The Company will provide updates as further milestones are reached.
FOR DETAILS, CONTACT:
Bård Stenberg, VP IR & Corporate Communication
Mobile: +47 99 24 52 35
***
PGS ASA and its subsidiaries ("PGS" or "the Company") is an integrated marine
geophysical company, providing advanced subsurface images, plus 2D and 3D data,
that energy companies use to find and produce oil and gas. PGS MultiClient data
library is among the largest in the seismic industry, with modern 3D coverage in
all significant offshore hydrocarbon provinces worldwide. The Company operates
on a worldwide basis with headquarters in Oslo, Norway and the PGS share is
listed on the Oslo stock exchange (OSE: PGS). For more information on PGS visit
www.pgs.com (http://www.pgs.com/).
***
The information included herein contains certain forward-looking statements that
address activities, events or developments that the Company expects, projects,
believes or anticipates will or may occur in the future. These statements are
based on various assumptions made by the Company, which are beyond its control
and are subject to certain additional risks and uncertainties. The Company is
subject to a large number of risk factors including but not limited to the
demand for seismic services, the demand for data from our multi-client data
library, the attractiveness of our technology, unpredictable changes in
governmental regulations affecting our markets and extreme weather conditions.

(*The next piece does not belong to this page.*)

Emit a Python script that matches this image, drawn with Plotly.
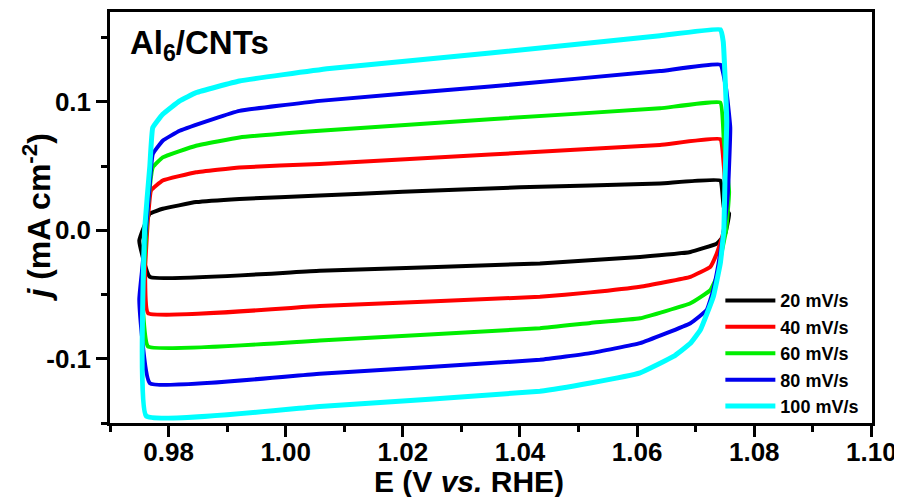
import plotly.graph_objects as go

# ---- data (closed CV loops) ----
labels = ["20 mV/s", "40 mV/s", "60 mV/s", "80 mV/s", "100 mV/s"]
colors = ["#000000", "#FF0000", "#00EE00", "#0000EE", "#00FFFF"]
widths = [4, 4, 4, 4, 5]

E_20 = [0.9768, 0.9750, 0.9760, 0.9768, 0.9790, 0.9847, 0.9921, 1.0058, 1.0200, 1.0400, 1.0639,
        1.0742, 1.0748, 1.0757, 1.0750, 1.0736, 1.0691, 1.0605, 1.0434, 1.0058, 0.9768]
j_20 = [-0.0362, -0.008, 0.005, 0.013, 0.0168, 0.022, 0.0245, 0.0271, 0.0300, 0.0335, 0.0365,
        0.0388, 0.018, 0.013, -0.003, -0.0103, -0.0168, -0.0207, -0.0258, -0.0315, -0.0362]

E_40 = [0.9765, 0.9760, 0.9765, 0.9770, 0.9790, 0.9847, 0.9921, 1.0058, 1.0349, 1.0639, 1.0742,
        1.0748, 1.0752, 1.0748, 1.0742, 1.0736, 1.0725, 1.0691, 1.0605, 1.0520, 1.0434, 1.0058, 0.9765]
j_40 = [-0.0646, -0.030, 0.010, 0.031, 0.0388, 0.0452, 0.049, 0.0517, 0.059, 0.0665, 0.071,
        0.050, 0.020, 0.000, -0.010, -0.018, -0.0284, -0.0362, -0.0439, -0.0483, -0.0517, -0.059, -0.0646]

E_60 = [0.9765, 0.9755, 0.9758, 0.9765, 0.9773, 0.9790, 0.9847, 0.9921, 1.0058, 1.0349, 1.0639,
        1.0742, 1.0748, 1.0757, 1.0752, 1.0745, 1.0736, 1.0725, 1.0691, 1.0605, 1.0520, 1.0434,
        1.0058, 0.9765]
j_60 = [-0.0905, -0.050, -0.030, 0.020, 0.049, 0.0568, 0.0659, 0.0723, 0.0775, 0.0865, 0.095,
        0.0995, 0.070, 0.030, 0.000, -0.0155, -0.0362, -0.0465, -0.0568, -0.0685, -0.0721, -0.0762,
        -0.0858, -0.0905]

E_80 = [0.9768, 0.9750, 0.9755, 0.9765, 0.9773, 0.9790, 0.9819, 0.9876, 0.9921, 1.0058, 1.0349,
        1.0639, 1.0742, 1.0752, 1.0759, 1.0755, 1.0748, 1.0739, 1.0730, 1.0719, 1.0691, 1.0605,
        1.0520, 1.0434, 1.0058, 0.9768]
j_80 = [-0.119, -0.054, -0.030, 0.020, 0.0594, 0.0698, 0.0775, 0.0866, 0.093, 0.1008, 0.112,
        0.124, 0.129, 0.110, 0.080, 0.030, 0.000, -0.0258, -0.0465, -0.062, -0.0723, -0.0878,
        -0.0956, -0.1008, -0.1116, -0.119]

E_100 = [0.9762, 0.9756, 0.9759, 0.9768, 0.9773, 0.9790, 0.9819, 0.9847, 0.9921, 1.0075, 1.0349,
         1.0639, 1.0742, 1.0747, 1.0753, 1.0750, 1.0748, 1.0742, 1.0730, 1.0708, 1.0691, 1.0662,
         1.0605, 1.0520, 1.0434, 1.0058, 0.9762]
j_100 = [-0.1447, -0.054, 0.000, 0.050, 0.080, 0.0904, 0.1008, 0.1072, 0.1163, 0.126, 0.138,
         0.1515, 0.1563, 0.147, 0.085, 0.040, 0.000, -0.0258, -0.0517, -0.0775, -0.0879, -0.0982,
         -0.111, -0.1189, -0.1253, -0.1372, -0.1447]

E_all = [E_20, E_40, E_60, E_80, E_100]
j_all = [j_20, j_40, j_60, j_80, j_100]

x_range = [0.97, 1.1001]
y_range = [-0.15, 0.17]
y_ticks = [-0.1, 0.0, 0.1]
y_ticktext = ["-0.1", "0.0", "0.1"]
y_minor = [-0.15, -0.05, 0.05, 0.15]

FONT = "Liberation Sans, Arial, sans-serif"

fig = go.Figure()
for E, j, lab, col, w in zip(E_all, j_all, labels, colors, widths):
    fig.add_trace(go.Scatter(x=E, y=j, mode="lines", name=lab,
                             line=dict(color=col, width=w, shape="spline", smoothing=0.3)))

axis_common = dict(showline=True, linecolor="black", linewidth=2.5, mirror=True,
                   ticks="outside", ticklen=11, tickwidth=2.5, tickcolor="black",
                   showgrid=False, zeroline=False, automargin=False,
                   tickfont=dict(family=FONT, size=26, color="black", weight="bold"))

fig.update_xaxes(range=x_range, tick0=0.98, dtick=0.02, tickformat=".2f", ticklabelstandoff=-7,
                 minor=dict(dtick=0.01, ticklen=6, tickwidth=2.5, tickcolor="black", ticks="outside"),
                 **axis_common)
fig.update_yaxes(range=y_range, tickvals=y_ticks, ticktext=y_ticktext,
                 minor=dict(tickvals=y_minor, ticklen=6, tickwidth=2.5,
                            tickcolor="black", ticks="outside"),
                 **axis_common)

fig.add_annotation(text="E (V <i>vs.</i> RHE)", xref="paper", yref="paper", x=0.471, y=-0.143,
                   xanchor="center", yanchor="middle", showarrow=False,
                   font=dict(family=FONT, size=30, color="black", weight="bold"))
fig.add_annotation(text="<i>j</i> (mA cm<sup>-2</sup>)", xref="paper", yref="paper", x=-0.097, y=0.5,
                   xanchor="center", yanchor="middle", showarrow=False, textangle=-90,
                   font=dict(family=FONT, size=32, color="black", weight="bold"))
fig.add_annotation(text="Al<sub>6</sub>/CNTs", xref="paper", yref="paper", x=0.024, y=0.975,
                   xanchor="left", yanchor="top", showarrow=False,
                   font=dict(family=FONT, size=33, color="black", weight="bold"))

# the page body adds an 8 px offset, so the figure is 8 px smaller than the window
fig.update_layout(
    width=894, height=489,
    margin=dict(l=102, r=30, t=4, b=74),
    plot_bgcolor="white", paper_bgcolor="white",
    showlegend=True,
    legend=dict(x=0.801, y=-0.003, xanchor="left", yanchor="bottom",
                bgcolor="rgba(0,0,0,0)", borderwidth=0, itemwidth=50,
                tracegroupgap=0,
                font=dict(family=FONT, size=18, color="black", weight="bold")),
)

fig.write_html("out.html")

For a further description of other relevant risk factors we refer to our Annual
Report for 2019. As a result of these and other risk factors, actual events and
our actual results may differ materially from those indicated in or implied by
such forward-looking statements. The reservation is also made that inaccuracies
or mistakes may occur in the information given above about current status of the
Company or its business. Any reliance on the information above is at the risk of
the reader, and PGS disclaims any and all liability in this respect.
This information is subject to the disclosure requirements pursuant to Section
5-12 the Norwegian Securities Trading Act.